The two other probable dwellings (C1, D1), now represented mainly by footings although one end of each remained roofed in 1865, appear to have been comparable in scale to E1. Each building has an associated enclosure to the SW. Some 4m N of D1 there is a two-unit clay-mortared building comprising a small ?dwelling with slots for a single cruck-couple, divided by a stone partition from a store or barn having a ground-floor doorway in the SE wall and sockets for a joisted upper floor entered from the adjacent higher ground by an opening in the NE gable-wall. Traces to the E of D1 of an enclosure and a building, already roofless in 1865, have been almost obliterated by fallen trees and the construction of a later wall. Another building between D2 and C1, which was still roofed in 1865 (C2), was probably associated with the latter but has totally disappeared, the sheep-fank.

To the NW of the fank, and at the foot of the rocky edge of the NW terrace, there are the remains of the last dwelling on the site, whose core appears to be a clay-mortared building IO.8m long and with gable fireplaces, probably the post-1848 shepherd's cottage. This was subsequently extended to the S, and its front wall rebuilt, with lime-mortared and harled rubble having schist window-dressings and fireplaces; this extension incorporated a loft with a window and fireplace in the S gable, which terminates in a tall chimney.
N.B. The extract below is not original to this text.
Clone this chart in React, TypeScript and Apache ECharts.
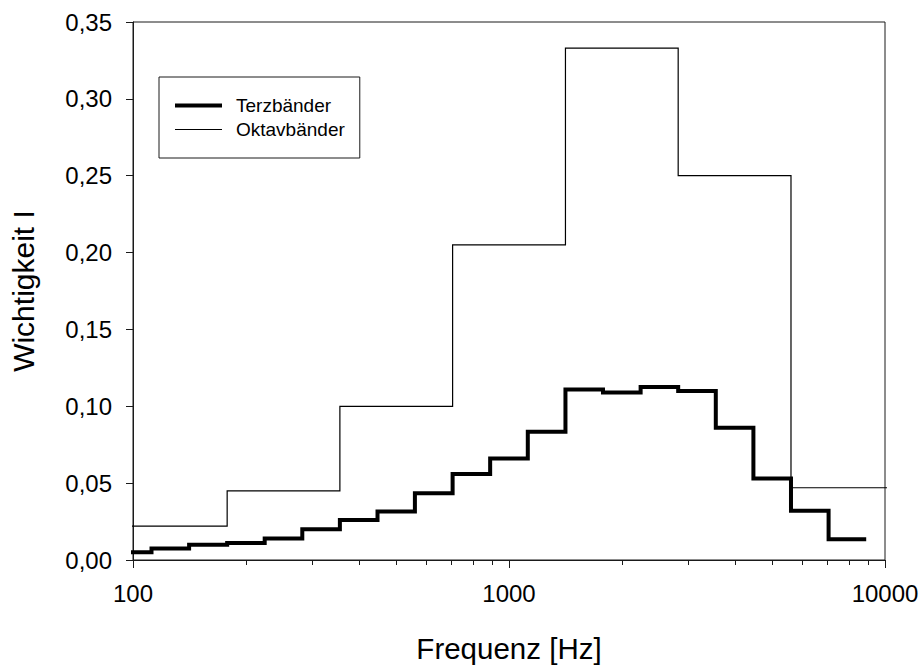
import React, { useEffect, useRef } from "react";
import * as echarts from "echarts";

// Third-octave bands (Terzbänder): band edges [Hz] and importance values
const thirdBandEdges = [89, 112, 141, 178, 224, 282, 355, 447, 562, 708, 891, 1122, 1413, 1778, 2239, 2818, 3548, 4467, 5623, 7079, 8913];
const thirdBandValues = [0.005, 0.0075, 0.010, 0.011, 0.014, 0.020, 0.026, 0.0315, 0.0435, 0.056, 0.066, 0.0835, 0.111, 0.109, 0.1125, 0.110, 0.086, 0.053, 0.032, 0.0135];

// Octave bands (Oktavbänder): band edges [Hz] and importance values
const octaveBandEdges = [88, 178, 355, 708, 1413, 2818, 5623, 11220];
const octaveBandValues = [0.022, 0.045, 0.100, 0.205, 0.333, 0.250, 0.047];

// Minor tick positions on the logarithmic frequency axis
const minorTickFreqs = [200, 300, 400, 500, 600, 700, 800, 900, 2000, 3000, 4000, 5000, 6000, 7000, 8000, 9000];

const seriesNames = ["Terzbänder", "Oktavbänder"];

function stepPoints(edges: number[], values: number[]): number[][] {
  const pts: number[][] = [];
  for (let i = 0; i < values.length; i++) {
    pts.push([edges[i], values[i]]);
    pts.push([edges[i + 1], values[i]]);
  }
  return pts;
}

const FONT = "'Liberation Sans', Arial, sans-serif";
const INK = "#1a1a1a";

export default function App() {
  const ref = useRef<HTMLDivElement>(null);
  useEffect(() => {
    if (!ref.current) return;
    const chart = echarts.init(ref.current, null, { renderer: "svg" });
    chart.setOption({
      animation: false,
      backgroundColor: "#ffffff",
      textStyle: { fontFamily: FONT, color: "#000" },
      grid: {
        left: 132,
        right: 38,
        top: 22,
        bottom: 102,
        show: true,
        borderColor: INK,
        borderWidth: 1,
      },
      legend: {
        data: [
          { name: seriesNames[0], icon: "path://M0 0H47V4H0Z" },
          { name: seriesNames[1], icon: "path://M0 0H47V1.2H0Z" },
        ],
        orient: "vertical",
        left: 159,
        top: 77,
        itemWidth: 47,
        itemHeight: 14,
        itemGap: 5,
        symbolKeepAspect: true,
        padding: [19, 15, 19, 16],
        borderColor: INK,
        borderWidth: 1,
        borderRadius: 0,
        selectedMode: false,
        itemStyle: { color: "#000", borderWidth: 0 },
        textStyle: {
          fontFamily: FONT,
          fontSize: 19,
          color: "#000",
          lineHeight: 19,
          padding: [0, 0, 0, 9],
        },
      },
      xAxis: {
        type: "log",
        logBase: 10,
        min: 100,
        max: 10000,
        name: "Frequenz [Hz]",
        nameLocation: "middle",
        nameGap: 73,
        nameTextStyle: { fontFamily: FONT, fontSize: 29.5, color: "#000" },
        axisLine: { show: true, onZero: false, lineStyle: { color: INK, width: 1 } },
        axisTick: { show: true, inside: false, length: 8, lineStyle: { color: INK, width: 1 } },
        axisLabel: {
          margin: 21,
          fontFamily: FONT,
          fontSize: 24,
          color: "#000",
          formatter: (v: number) => String(Math.round(v)),
        },
        splitLine: { show: false },
        minorTick: { show: false },
      },
      yAxis: {
        type: "value",
        min: 0,
        max: 0.35,
        interval: 0.05,
        name: "Wichtigkeit I",
        nameLocation: "middle",
        nameGap: 95,
        nameTextStyle: { fontFamily: FONT, fontSize: 30, color: "#000" },
        axisLine: { show: true, lineStyle: { color: INK, width: 1 } },
        axisTick: { show: true, inside: false, length: 7, lineStyle: { color: INK, width: 1 } },
        axisLabel: {
          margin: 21,
          fontFamily: FONT,
          fontSize: 24,
          color: "#000",
          formatter: (v: number) => v.toFixed(2).replace(".", ","),
        },
        splitLine: { show: false },
      },
      series: [
        {
          name: seriesNames[0],
          type: "line",
          data: stepPoints(thirdBandEdges, thirdBandValues),
          showSymbol: false,
          symbol: "none",
          clip: true,
          lineStyle: { color: "#000", width: 4, join: "miter", cap: "butt" },
          itemStyle: { color: "#000" },
          z: 3,
        },
        {
          name: seriesNames[1],
          type: "line",
          data: stepPoints(octaveBandEdges, octaveBandValues),
          showSymbol: false,
          symbol: "none",
          clip: true,
          lineStyle: { color: "#000", width: 1.2, join: "miter", cap: "butt" },
          itemStyle: { color: "#000" },
          z: 2,
        },
      ],
    });

    // Minor ticks of the log axis, positioned through the chart's own scale
    const minorTicks = minorTickFreqs.map((f) => {
      const p = chart.convertToPixel({ xAxisIndex: 0, yAxisIndex: 0 }, [f, 0]) as number[];
      const x = Math.round(p[0]) + 0.5;
      return {
        type: "line",
        silent: true,
        z: 10,
        shape: { x1: x, y1: p[1], x2: x, y2: p[1] + 5 },
        style: { stroke: INK, lineWidth: 1 },
      };
    });
    chart.setOption({ graphic: minorTicks });

    return () => chart.dispose();
  }, []);
  return (
    <div
      ref={ref}
      style={{ position: "fixed", left: 0, top: 0, width: 923, height: 668, background: "#fff" }}
    />
  );
}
The area of Arichonan was stated about 1800 as 332 acres (134ha), of which 52 acres (21ha) were arable (7); most of this ground is now afforested. A mill at Arichonan is mentioned in late 18th-century documents, and was identified in 1801 as the 'miln and acre of Glengalvan', while in the following year a dwelling and barn at 'Glengalvin' were included in the survey of Arichonan houses (8). These buildings may be identified with the ruins situated in the valley-bottom at NR 778911, on the E bank of a stream where there are the footings of a possible small mill (9*). The former change-house and corn-drying kiln situated SE of these buildings, however, belonged to the township of Kilmory Oib (No. 78).